# start of Supplied records

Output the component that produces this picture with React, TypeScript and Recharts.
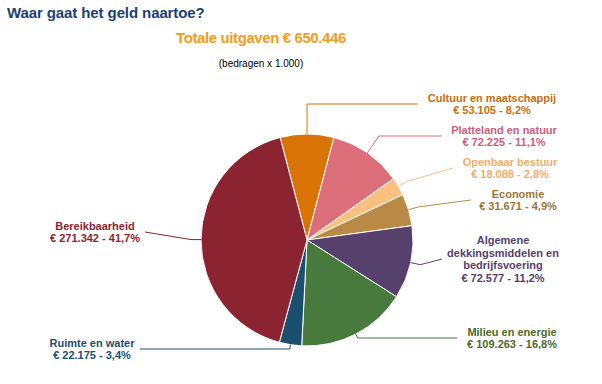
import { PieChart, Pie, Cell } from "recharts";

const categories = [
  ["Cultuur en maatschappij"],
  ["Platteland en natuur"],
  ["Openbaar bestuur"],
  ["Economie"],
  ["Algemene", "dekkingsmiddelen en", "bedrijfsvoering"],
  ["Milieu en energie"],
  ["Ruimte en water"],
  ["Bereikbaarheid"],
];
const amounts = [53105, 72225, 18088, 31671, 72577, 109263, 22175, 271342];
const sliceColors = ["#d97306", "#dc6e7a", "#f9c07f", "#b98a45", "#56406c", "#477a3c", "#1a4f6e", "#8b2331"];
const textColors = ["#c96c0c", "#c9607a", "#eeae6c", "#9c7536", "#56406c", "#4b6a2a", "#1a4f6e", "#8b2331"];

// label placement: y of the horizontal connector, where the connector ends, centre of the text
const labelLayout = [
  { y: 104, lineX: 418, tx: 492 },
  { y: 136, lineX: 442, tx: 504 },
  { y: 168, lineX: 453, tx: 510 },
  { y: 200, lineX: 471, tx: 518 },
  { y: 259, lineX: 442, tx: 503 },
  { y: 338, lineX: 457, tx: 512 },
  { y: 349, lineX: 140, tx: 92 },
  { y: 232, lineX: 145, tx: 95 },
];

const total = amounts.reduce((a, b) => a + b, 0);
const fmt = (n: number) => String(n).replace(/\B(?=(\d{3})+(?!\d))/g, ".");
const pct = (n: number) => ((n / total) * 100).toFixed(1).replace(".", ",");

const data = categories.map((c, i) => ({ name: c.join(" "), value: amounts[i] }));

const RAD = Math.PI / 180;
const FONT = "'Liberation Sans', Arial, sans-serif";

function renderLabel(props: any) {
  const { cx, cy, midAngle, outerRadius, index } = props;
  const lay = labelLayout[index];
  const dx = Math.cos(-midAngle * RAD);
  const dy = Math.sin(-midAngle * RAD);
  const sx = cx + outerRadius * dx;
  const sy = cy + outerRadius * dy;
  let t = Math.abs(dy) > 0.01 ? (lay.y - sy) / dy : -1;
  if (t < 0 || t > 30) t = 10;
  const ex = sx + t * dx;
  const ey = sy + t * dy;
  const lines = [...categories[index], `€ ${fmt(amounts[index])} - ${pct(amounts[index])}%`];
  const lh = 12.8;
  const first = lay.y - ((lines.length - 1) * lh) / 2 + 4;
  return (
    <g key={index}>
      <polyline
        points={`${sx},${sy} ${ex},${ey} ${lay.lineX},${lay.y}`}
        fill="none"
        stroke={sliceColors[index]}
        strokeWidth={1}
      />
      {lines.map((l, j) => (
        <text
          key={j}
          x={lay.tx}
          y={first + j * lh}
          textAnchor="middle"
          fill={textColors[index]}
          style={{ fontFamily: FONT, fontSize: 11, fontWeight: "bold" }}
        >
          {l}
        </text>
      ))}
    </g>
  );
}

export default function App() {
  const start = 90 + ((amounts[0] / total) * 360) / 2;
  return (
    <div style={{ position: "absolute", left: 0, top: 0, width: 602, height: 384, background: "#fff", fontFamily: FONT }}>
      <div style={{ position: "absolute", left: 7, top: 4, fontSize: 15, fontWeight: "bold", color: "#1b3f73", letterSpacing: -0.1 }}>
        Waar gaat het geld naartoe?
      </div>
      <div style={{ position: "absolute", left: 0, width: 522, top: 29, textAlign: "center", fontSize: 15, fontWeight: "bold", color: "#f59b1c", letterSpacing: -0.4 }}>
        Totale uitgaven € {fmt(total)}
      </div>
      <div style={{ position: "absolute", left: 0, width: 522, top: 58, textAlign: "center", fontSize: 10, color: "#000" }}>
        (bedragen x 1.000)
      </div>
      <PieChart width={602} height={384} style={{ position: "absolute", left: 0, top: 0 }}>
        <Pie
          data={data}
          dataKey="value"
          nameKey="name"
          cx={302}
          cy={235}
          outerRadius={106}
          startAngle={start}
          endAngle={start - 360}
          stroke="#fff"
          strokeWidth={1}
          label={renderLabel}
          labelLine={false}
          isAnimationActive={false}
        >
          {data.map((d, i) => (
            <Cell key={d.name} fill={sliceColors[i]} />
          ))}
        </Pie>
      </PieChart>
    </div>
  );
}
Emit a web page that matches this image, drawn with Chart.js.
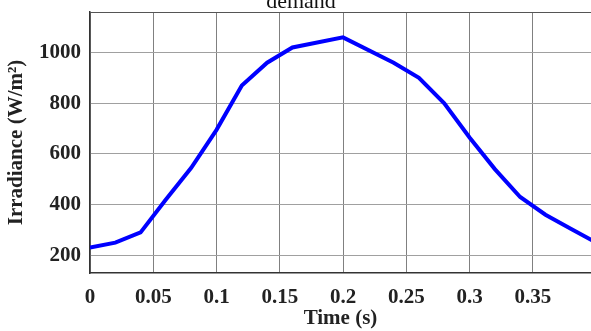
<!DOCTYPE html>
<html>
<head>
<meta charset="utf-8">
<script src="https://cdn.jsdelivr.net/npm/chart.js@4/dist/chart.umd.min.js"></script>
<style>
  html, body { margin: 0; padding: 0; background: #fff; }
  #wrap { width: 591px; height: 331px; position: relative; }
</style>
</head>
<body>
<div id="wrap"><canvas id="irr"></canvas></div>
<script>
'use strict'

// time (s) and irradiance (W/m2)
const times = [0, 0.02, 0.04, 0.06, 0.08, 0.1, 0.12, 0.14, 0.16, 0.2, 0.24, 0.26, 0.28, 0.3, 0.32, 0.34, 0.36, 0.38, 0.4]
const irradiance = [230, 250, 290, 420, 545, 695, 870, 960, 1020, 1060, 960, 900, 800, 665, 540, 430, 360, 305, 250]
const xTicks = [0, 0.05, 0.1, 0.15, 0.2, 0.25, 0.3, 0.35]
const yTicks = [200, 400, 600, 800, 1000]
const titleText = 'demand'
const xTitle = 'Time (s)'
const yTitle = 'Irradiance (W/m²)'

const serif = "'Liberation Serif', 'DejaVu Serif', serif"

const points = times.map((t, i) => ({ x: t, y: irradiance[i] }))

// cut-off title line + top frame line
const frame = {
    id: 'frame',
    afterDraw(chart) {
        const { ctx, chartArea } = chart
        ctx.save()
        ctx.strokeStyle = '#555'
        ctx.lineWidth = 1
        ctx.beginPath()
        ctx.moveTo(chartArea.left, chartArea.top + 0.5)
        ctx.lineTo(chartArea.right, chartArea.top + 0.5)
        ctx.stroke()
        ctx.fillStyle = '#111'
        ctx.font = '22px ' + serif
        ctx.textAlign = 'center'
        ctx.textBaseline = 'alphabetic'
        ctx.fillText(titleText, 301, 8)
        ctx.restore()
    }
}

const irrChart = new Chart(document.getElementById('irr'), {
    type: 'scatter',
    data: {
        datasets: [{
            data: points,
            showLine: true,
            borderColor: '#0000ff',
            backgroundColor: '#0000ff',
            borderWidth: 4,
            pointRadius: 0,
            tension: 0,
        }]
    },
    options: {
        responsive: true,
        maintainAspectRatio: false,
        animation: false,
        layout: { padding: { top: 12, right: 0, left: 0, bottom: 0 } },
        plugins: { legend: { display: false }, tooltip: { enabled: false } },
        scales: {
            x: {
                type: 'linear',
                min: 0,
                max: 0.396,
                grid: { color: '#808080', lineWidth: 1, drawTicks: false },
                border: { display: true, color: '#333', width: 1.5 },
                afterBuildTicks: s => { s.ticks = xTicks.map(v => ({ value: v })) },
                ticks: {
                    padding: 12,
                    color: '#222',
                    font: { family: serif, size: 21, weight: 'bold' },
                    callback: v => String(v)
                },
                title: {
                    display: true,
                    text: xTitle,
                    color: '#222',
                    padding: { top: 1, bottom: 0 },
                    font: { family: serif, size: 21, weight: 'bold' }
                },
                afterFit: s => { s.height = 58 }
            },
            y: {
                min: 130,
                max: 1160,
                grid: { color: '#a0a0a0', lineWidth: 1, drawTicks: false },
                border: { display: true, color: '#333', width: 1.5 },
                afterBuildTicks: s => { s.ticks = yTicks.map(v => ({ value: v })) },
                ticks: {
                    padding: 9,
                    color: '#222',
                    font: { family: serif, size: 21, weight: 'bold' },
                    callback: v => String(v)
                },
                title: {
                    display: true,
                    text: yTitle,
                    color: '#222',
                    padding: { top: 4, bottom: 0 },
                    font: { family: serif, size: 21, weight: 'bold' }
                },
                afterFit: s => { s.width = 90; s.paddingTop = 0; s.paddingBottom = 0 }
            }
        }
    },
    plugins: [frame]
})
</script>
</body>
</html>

# end of Supplied records

Do this ▸ Starting at the first line of the records above, set down each line exactly through the one that holds "PieChart, Pie, Cell". Omit pictures.

The solution ▸
Output the component that produces this picture with React, TypeScript and Recharts.
import { PieChart, Pie, Cell } from "recharts";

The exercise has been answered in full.